Il les photographie avec dignité. Ils posent dans leur environnement naturel comme un témoignage de ce qu’ils sont, sur leurs terres en péril.
Le travail de Nick Brandt
Le photographe engagé qu’il est pour la préservation des terres où vivent les animaux ne peut que proposer un travail en conséquence.
La trilogie (2001-2012)
Le photographe a réalisé une trilogie aux images éblouissantes de vérité et de sentiment :
- « On this Earth » (« Sur cette Terre »)
- « A shadow falls » (« Une ombre tombe »)
- « The ravage land » (« La terre ravagée »)
Ce travail qui s’étale sur un laps de temps relativement long (11 années) témoigne des changements néfastes qui s’opèrent dans cette partie Est de l’Afrique. Le dernier opus se révèle être un témoignage très pessimiste ; à l’image de ce qui se produit là-bas.
D’ailleurs, si vous faites attention, les trois titres juxtaposés composent une sorte de phrase : « Sur cette Terre une ombre tombe : terre ravagée. »
« Mon travail est à mi-chemin entre le portrait individuel d’animaux qui m’attirent pour ce à quoi ils ressemblent, pour leur personnalité ; et leur habitat, ces grands panoramas qui disparaissent à vue d’œil. Je me suis retrouvé dans l’urgence de capturer tout cela car même depuis huit ans que je fais cela, j’ai vu des choses disparaître. »
Nick Brandt
« Inherit the dust » (2014-2016)
Avec ce travail, Nick Brandt continue de dénoncer la disparition de l’habitat des animaux sauvages et donc leur propre extinction à terme.
Pour cela il passe par le biais de d‘installations physiques et de clichés panoramiques. Il installe de grands panneaux sur lesquels sont collées les photos d’animaux, grandeur nature. Il s’agit de photos inédites prises au cours des années précédentes.
Ces installations sont mises en place là où auparavant vivaient les animaux ; avant d’être délogés par l’Homme et son expansion démesurée.
A l’aide d’impressionnantes photographies panoramiques, il immortalise les anciennes étendues sauvages devenues chantiers de construction, terrains industriels et décharges d’immondices. Apparaissent les installations photographiques des animaux. Il les replace ainsi sur leurs terres.
Nick Brandt propose une vidéo intitulée « Behind the scenes » (en anglais mais avec la possibilité de sous-titres en français) qui vous emmène dans les coulisses de ce monumental projet.
Au-delà du travail artistique et photographique pur, il s’agit d’une approche écologique engagée. Chaque image a l’effet d’un électrochoc !

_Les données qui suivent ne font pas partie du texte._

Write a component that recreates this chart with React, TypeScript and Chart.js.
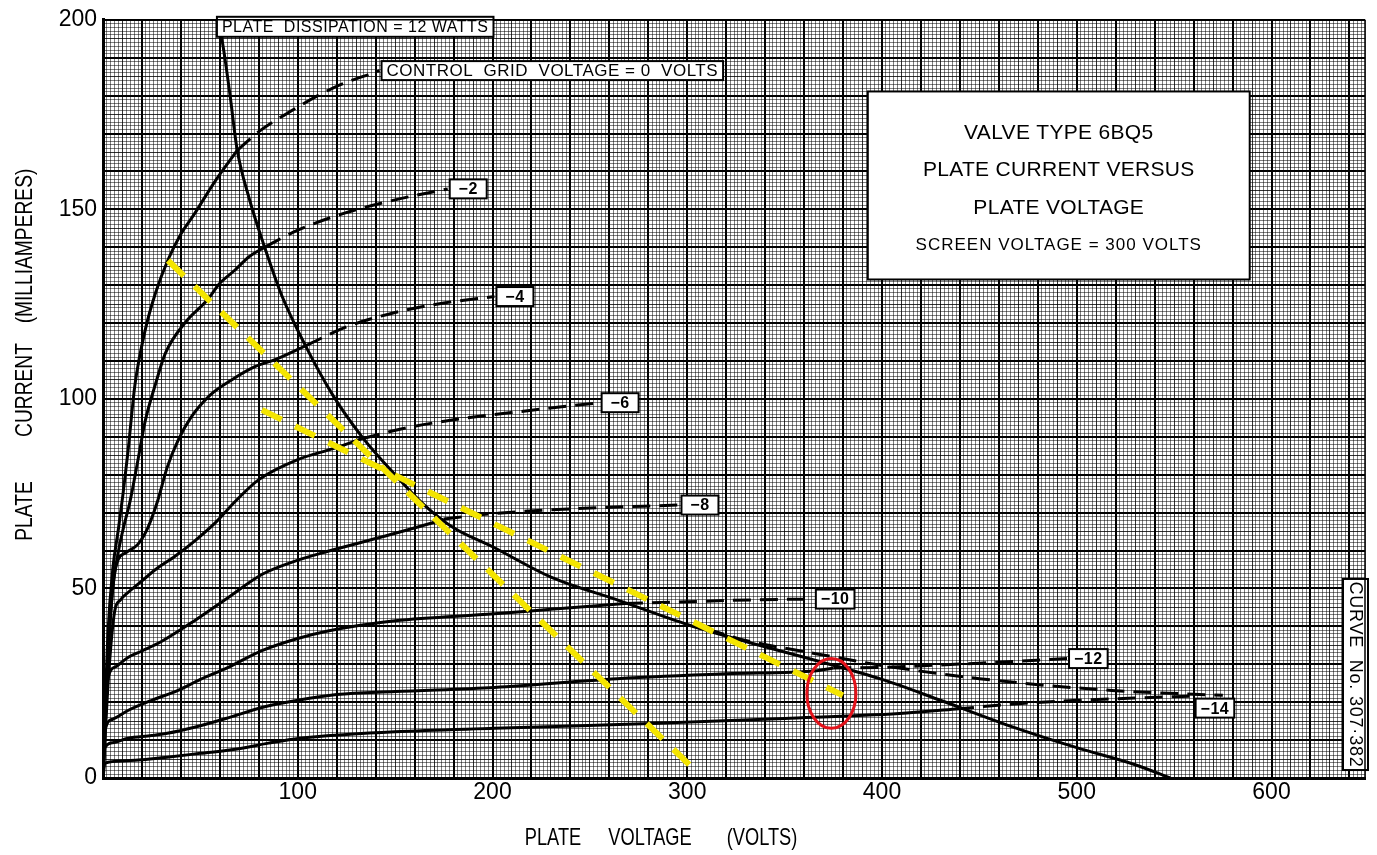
import React, { useEffect, useRef } from 'react';
import { Chart, registerables } from 'chart.js';
Chart.register(...registerables);

type Pt = [number, number];

// ---- axis ticks ----
const xTickLabels = [100, 200, 300, 400, 500, 600];
const yTickLabels = [0, 50, 100, 150, 200];

// ---- plate curves (plate volts, plate mA) ----
const g0Solid: Pt[] = [[0, 0], [1, 18], [2.5, 38], [5, 55], [8, 66], [10.3, 75], [12.8, 86], [16.4, 103.7], [21.6, 118], [27, 128], [33.4, 136.7], [40, 143.5], [47.2, 149], [57, 157], [68.8, 165.5]];
const g0Dash: Pt[] = [[68.8, 165.5], [80, 170.5], [94.5, 175.3], [118, 182], [142, 186.6]];

const g2Solid: Pt[] = [[0, 0], [1, 15], [2.5, 32], [5, 50], [8, 60], [10.5, 66], [13.9, 73], [18, 84], [21.6, 94], [27, 104], [32, 112], [42, 120], [53.4, 126], [60, 130.5], [67.8, 134], [75, 137.5], [83, 140]];
const g2Dash: Pt[] = [[83, 140], [100, 144.5], [124, 149], [150, 152.5], [177, 155.4]];

const g4Solid: Pt[] = [[0, 0], [1, 12], [3, 35], [5, 50], [7, 56.5], [12, 59.5], [18, 61.7], [23, 66], [28, 73], [33, 82], [38.5, 89], [45, 95], [55, 101], [66, 105], [78, 108.5], [89, 110.5], [104, 114]];
const g4Dash: Pt[] = [[104, 114], [125, 119], [150, 122.8], [175, 125.3], [201, 127]];

const g6Solid: Pt[] = [[0, 0], [1, 10], [3, 28], [6, 44], [9, 47], [13, 49], [20, 52], [27, 55], [37, 58.5], [47, 62.5], [58, 67.5], [68, 73], [80, 78.7], [100, 84], [119, 87], [133, 89.5]];
const g6Dash: Pt[] = [[133, 89.5], [152.5, 92], [180, 94.5], [220, 97], [255, 99]];

const g8Solid: Pt[] = [[0, 0], [1, 18], [2.6, 26.5], [7, 29.5], [12.8, 31.8], [20, 33.5], [30, 36], [47, 41.5], [64, 47.5], [82, 53.8], [98.6, 57.2], [115.5, 59.8], [141, 63.3], [167, 67], [175, 68.3]];
const g8Dash: Pt[] = [[175, 68.3], [195, 69.5], [240, 71], [296, 72]];

const g10Solid: Pt[] = [[0, 0], [1, 12.5], [5, 15.5], [12.8, 17.8], [25, 20.5], [38.5, 23.1], [50, 26], [64, 29.1], [81.6, 33.6], [100, 36.8], [115.5, 38.8], [150, 41.5], [201, 43.3], [230, 44.5], [268, 46]];
const g10Dash: Pt[] = [[268, 46], [300, 46.5], [335, 47], [365, 47.2]];

const g12Solid: Pt[] = [[0, 0], [1, 8], [5, 9.3], [12.8, 10.5], [25, 11.2], [33, 11.8], [47, 13.4], [65, 16], [81.6, 18.6], [100, 20.5], [120, 22], [150, 22.8], [201, 23.9], [264, 26.2], [320, 27.5], [366.5, 28.3], [375, 29]];
const g12Dash: Pt[] = [[375, 29], [400, 29.2], [450, 30.3], [495, 31.5]];

const g14Solid: Pt[] = [[0, 0], [1, 3.9], [10, 4.5], [20, 4.8], [33, 5.5], [50, 6.5], [67, 7.5], [85, 9.2], [101, 10.5], [125, 11.5], [150, 12.2], [201, 13.1], [281, 14.4], [350, 15.7], [409, 17], [438, 18.2]];
const g14Dash: Pt[] = [[438, 18.2], [470, 19.6], [501, 20.5], [530, 21.1], [560, 21.6]];

const extraDash: Pt[] = [[310, 39.3], [330, 36.3], [366, 32.8], [400, 29.7], [450, 26.2], [518, 23.1], [575, 21.8]];

// plate dissipation limit (12 W) curve as drawn
const dissipation: Pt[] = [[58.5, 200], [61, 195], [65, 181], [68.8, 166], [75, 153], [83, 140], [92, 127], [104, 114], [118, 101], [133, 90], [150, 80], [165, 72], [180, 66], [200, 61], [230, 53], [264, 47], [300, 40.5], [330, 36], [366, 31], [400, 26], [430, 20.5], [467, 13.5], [500, 8], [530, 3.5], [548, 0]];

// hand-drawn yellow load lines and red mark
const yellowA: Pt[] = [[33.4, 136.5], [301.3, 3.4]];
const yellowB: Pt[] = [[81.6, 97.1], [379.9, 21.8]];
const redMark = { v: 374, i: 22.3, dv: 12.6, di: 9.2 };

const curveLabels = ['CONTROL  GRID  VOLTAGE = 0  VOLTS', '\u22122', '\u22124', '\u22126', '\u22128', '\u221210', '\u221212', '\u221214'];
const dashSeries = [g0Dash, g2Dash, g4Dash, g6Dash, g8Dash, g10Dash, g12Dash, g14Dash];
const solidSeries = [g0Solid, g2Solid, g4Solid, g6Solid, g8Solid, g10Solid, g12Solid, g14Solid];

const titleLines = ['VALVE TYPE 6BQ5', 'PLATE CURRENT VERSUS', 'PLATE VOLTAGE', 'SCREEN VOLTAGE = 300 VOLTS'];
const xTitleWords = ['PLATE', 'VOLTAGE', '(VOLTS)'];
const yTitleWords = ['PLATE', 'CURRENT', '(MILLIAMPERES)'];

const FONT = "'Liberation Sans', Arial, sans-serif";

const toXY = (a: Pt[]) => a.map(([x, y]) => ({ x, y }));

function drawBox(ctx: CanvasRenderingContext2D, text: string, left: number, cy: number, font: string, h: number, minW: number, padX: number) {
  ctx.save();
  ctx.font = font;
  ctx.letterSpacing = '0.5px';
  const tw = ctx.measureText(text).width;
  const w = Math.max(minW, tw + padX * 2);
  ctx.fillStyle = '#fff';
  ctx.fillRect(left, cy - h / 2, w, h);
  ctx.strokeStyle = '#000';
  ctx.lineWidth = 2;
  ctx.strokeRect(left, cy - h / 2, w, h);
  ctx.fillStyle = '#000';
  ctx.textAlign = 'center';
  ctx.textBaseline = 'middle';
  ctx.fillText(text, left + w / 2, cy + 1);
  ctx.restore();
}

function narrowText(ctx: CanvasRenderingContext2D, text: string, x: number, y: number, sx: number) {
  ctx.save();
  ctx.translate(x, y);
  ctx.scale(sx, 1);
  ctx.fillText(text, 0, 0);
  ctx.restore();
}

const annotations = {
  id: 'annotations',
  afterDatasetsDraw(chart: any) {
    const { ctx, chartArea } = chart;
    const xs = chart.scales.x;
    const ys = chart.scales.y;
    const px = (v: number) => xs.getPixelForValue(v);
    const py = (v: number) => ys.getPixelForValue(v);

    // red ellipse
    ctx.save();
    ctx.strokeStyle = '#e3131b';
    ctx.lineWidth = 3;
    ctx.beginPath();
    const cx = px(redMark.v), cy = py(redMark.i);
    ctx.ellipse(cx, cy, px(redMark.v + redMark.dv) - cx, cy - py(redMark.i + redMark.di), 0, 0, Math.PI * 2);
    ctx.stroke();
    ctx.restore();

    // dissipation label
    drawBox(ctx, 'PLATE  DISSIPATION = 12 WATTS', px(dissipation[0][0]), chartArea.top + 7, `16px ${FONT}`, 20, 0, 5);

    // curve-end labels
    dashSeries.forEach((s, k) => {
      const last = s[s.length - 1];
      const isBig = k === 0;
      const dy = k === 7 ? 12 : 0;
      drawBox(ctx, curveLabels[k], px(last[0]) + 2, py(last[1]) + dy, isBig ? `17px ${FONT}` : `bold 16px ${FONT}`, 19, 37, 5);
    });

    // title box
    const l = px(392.7), r = px(588.8), t = py(181.1), b = py(131.5);
    ctx.save();
    ctx.fillStyle = '#fff';
    ctx.fillRect(l, t, r - l, b - t);
    ctx.strokeStyle = '#000';
    ctx.lineWidth = 2;
    ctx.strokeRect(l, t, r - l, b - t);
    ctx.fillStyle = '#000';
    ctx.textAlign = 'center';
    ctx.textBaseline = 'middle';
    const mx = (l + r) / 2;
    const rows = [0.22, 0.42, 0.62, 0.82];
    titleLines.forEach((line, k) => {
      ctx.font = k < 3 ? `21px ${FONT}` : `17px ${FONT}`;
      ctx.letterSpacing = k < 3 ? '0.3px' : '1px';
      ctx.fillText(line, mx, t + (b - t) * rows[k]);
    });
    ctx.restore();

    // curve number box (vertical)
    ctx.save();
    const bl = chartArea.right - 22, br = chartArea.right + 3, bt = py(52.5), bb = py(2.1);
    ctx.fillStyle = '#fff';
    ctx.fillRect(bl, bt, br - bl, bb - bt);
    ctx.strokeStyle = '#000';
    ctx.lineWidth = 2;
    ctx.strokeRect(bl, bt, br - bl, bb - bt);
    ctx.translate((bl + br) / 2, (bt + bb) / 2);
    ctx.rotate(Math.PI / 2);
    ctx.fillStyle = '#000';
    ctx.font = `18px ${FONT}`;
    ctx.letterSpacing = '0.8px';
    ctx.textAlign = 'center';
    ctx.textBaseline = 'middle';
    ctx.fillText('CURVE  No. 307\u00B7382', 0, 1);
    ctx.restore();

    // top and right frame
    ctx.save();
    ctx.strokeStyle = '#000';
    ctx.lineWidth = 1.5;
    ctx.beginPath();
    ctx.moveTo(chartArea.right, chartArea.top);
    ctx.lineTo(chartArea.right, chartArea.bottom);
    ctx.moveTo(chartArea.left, chartArea.top);
    ctx.lineTo(chartArea.right, chartArea.top);
    ctx.stroke();
    ctx.restore();
  },
  afterDraw(chart: any) {
    const { ctx } = chart;
    ctx.save();
    ctx.fillStyle = '#000';
    ctx.textAlign = 'center';
    ctx.textBaseline = 'middle';
    ctx.font = `24px ${FONT}`;
    const xCenters = [553, 650, 762];
    xTitleWords.forEach((w, k) => narrowText(ctx, w, xCenters[k], 838, 0.76));
    ctx.translate(25, 0);
    ctx.rotate(-Math.PI / 2);
    const yCenters = [511, 390, 246];
    yTitleWords.forEach((w, k) => narrowText(ctx, w, -yCenters[k], 0, 0.8));
    ctx.restore();
  },
};

const gridColor = (major: number, mid: number) => (c: any) => {
  const v = Math.round(c.tick.value);
  if (v % major === 0) return '#000';
  if (v % mid === 0) return 'rgba(0,0,0,0.8)';
  return 'rgba(0,0,0,0.5)';
};
const gridWidth = (major: number) => (c: any) => {
  const v = Math.round(c.tick.value);
  return v % major === 0 ? 2 : 1;
};

export default function App() {
  const ref = useRef<HTMLCanvasElement>(null);
  useEffect(() => {
    document.body.style.margin = '0';
    const canvas = ref.current!;
    const line = (data: Pt[], dashed: boolean) => ({
      data: toXY(data),
      borderColor: '#000',
      borderWidth: 3,
      borderDash: dashed ? [18, 9] : [],
      pointRadius: 0,
      fill: false,
      cubicInterpolationMode: 'monotone' as const,
      order: 2,
    });
    const datasets: any[] = [];
    solidSeries.forEach((s) => datasets.push(line(s, false)));
    dashSeries.forEach((s) => datasets.push(line(s, true)));
    datasets.push(line(extraDash, true));
    datasets.push(line(dissipation, false));
    [yellowA, yellowB].forEach((s) =>
      datasets.push({
        data: toXY(s),
        borderColor: '#f4e500',
        borderWidth: 6,
        borderDash: [22, 15],
        borderCapStyle: 'butt',
        pointRadius: 0,
        fill: false,
        order: 0,
      })
    );

    const tickFont = { family: FONT, size: 23 };
    const chart = new Chart(canvas, {
      type: 'line',
      data: { datasets },
      plugins: [annotations],
      options: {
        responsive: false,
        animation: false,
        layout: { padding: { top: 16, right: 12, left: 0, bottom: 0 } },
        plugins: { legend: { display: false }, tooltip: { enabled: false } },
        scales: {
          x: {
            type: 'linear',
            min: 0,
            max: 648,
            ticks: {
              stepSize: 2,
              autoSkip: false,
              maxRotation: 0,
              minRotation: 0,
              padding: 1,
              color: '#000',
              font: tickFont,
              callback: (v: any) => (xTickLabels.includes(Math.round(Number(v))) ? String(Math.round(Number(v))) : ''),
            },
            grid: { drawTicks: false, color: gridColor(20, 10), lineWidth: gridWidth(20) },
            border: { display: true, color: '#000', width: 3 },
            afterFit: (s: any) => {
              s.height = 77;
            },
          },
          y: {
            type: 'linear',
            min: 0,
            max: 200,
            ticks: {
              stepSize: 1,
              autoSkip: false,
              padding: 6,
              color: '#000',
              font: tickFont,
              callback: (v: any) => (yTickLabels.includes(Math.round(Number(v))) ? String(Math.round(Number(v))) : ''),
            },
            grid: { drawTicks: false, color: gridColor(10, 5), lineWidth: gridWidth(10) },
            border: { display: true, color: '#000', width: 3 },
            afterFit: (s: any) => {
              s.width = 103;
            },
          },
        },
      } as any,
    });
    return () => chart.destroy();
  }, []);
  return (
    <div style={{ width: 1377, height: 855, background: '#fff' }}>
      <canvas ref={ref} width={1377} height={855} style={{ display: 'block' }} />
    </div>
  );
}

« This empty world » (2017-2018)
Pour la première fois Nick Brandt utilise la couleur pour ses clichés. Son travail va encore plus loin dans la description de la désolation. Cette fois il associe l’Homme comme victime, aux côtés des animaux, des dégradations faites à un environnement commun ; chacun étant pareillement impacté au final. L’impuissance et la résignation de chacun peuvent se lire.
Le procédé créatif tient en la superposition de deux images prises à des périodes différentes mais avec la même position de l’appareil afin de n’en faire plus qu’une.
Le rendu est doté d’un grand pouvoir émotionnel.
L’oeuvre de Nick Brandt
L’oeuvre de Nick Brandt me touche beaucoup autant esthétiquement que humainement. Elle est un témoignage puissant d’une évolution qui ne va certainement pas dans la bonne voie.
Pour prendre ce genre de photos, au-delà d’être photographe, il faut savoir observer le monde patiemment ainsi que ses habitants… tous ses habitants.
Je termine avec une photo impressionnante pour le message pitoyable et pessimiste qu’elle véhicule.
Vingt-deux rangers de la Fondation Big Life sont photographiés tenant des défenses d’éléphants tués par des braconniers. Pour leur ivoire, près de 35 000 éléphants sont massacrés chaque année en Afrique. Les deux défenses, au premier plan, valent à elles seules environ un demi-million de dollars sur le marché chinois.
Je pense qu’une expo de Nick Brandt est un incontournable. Une telle expérience avec des photos de 2 mètres de hauteur ne peut être dédaignée. C’est pourquoi je dépose un lien vers les expos du photographe à venir.
Même si vous ne pouvez pas prendre des photos comme Nick Brandt (voyage et logistique accessibles qu’aux photographes professionnels), sachez que s’inspirer d’un grand photographe comme lui est un atout. Ces compositions, sa technique, sa créativité sont autant de leviers sur lesquels vous pouvez travailler pour progresser.